Despite the problems, this is an interesting technique of PCB fabrication. Combined with the dropping prices of custom-made PCBs — the boards for this entire project cost less than $15 USD total — I would expect to see many PCB artisans picking up this technique.
This project was just a demonstration of what is possible with Oreo construction, but given the huge advancements in artistic PCBs, this is in no way the limit of what is possible. Given we’re now in the golden age of reverse-mount LEDs, it's possible to encapsulate the driver and the LEDs of a gigantic matrix inside fiberglass.
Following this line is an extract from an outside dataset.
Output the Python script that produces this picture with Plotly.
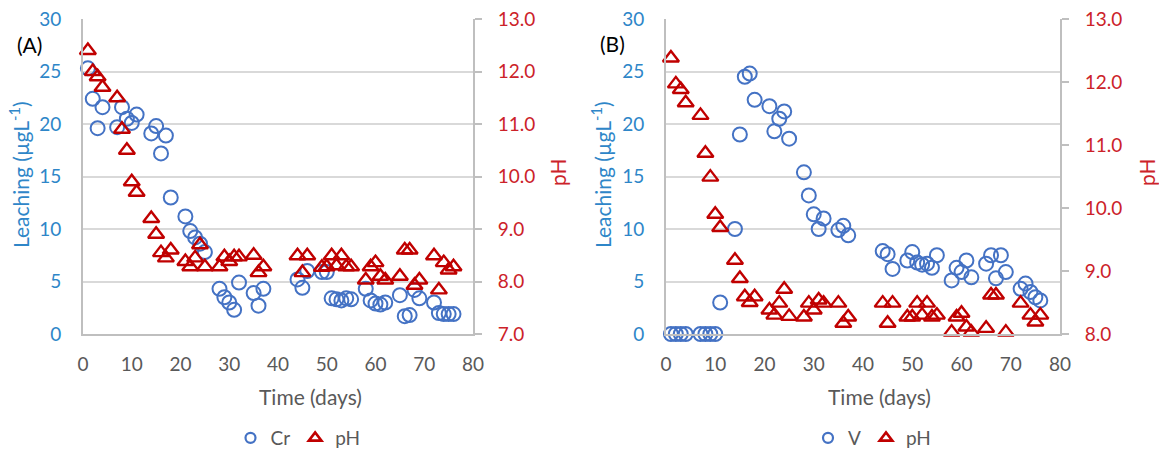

With Oreo construction, an entire PCB could be just a brick of fiberglass when it's off, and a glowing rectangle when it's on.
If you’re wondering what this Oreo construction guitar pedal sounds like, well, it's a Rangemaster treble booster. Brian May's guitar work for Queen would be the most popular example, but Brian May is a little too unique to really get a sense of what this sounds like. A better example would be Tony Iommi of Black Sabbath, something from the first two Zeppelin albums, or Clapton on the Blues Breakers album. That's a lot of sonic territory, but this is a better demo of a Rangemaster than anything I could produce. In any event, but the entire idea behind this was to build the simplest circuit possible inside a PCB, not to do anything fancy. A Rangemaster is one transistor, so that's what I built.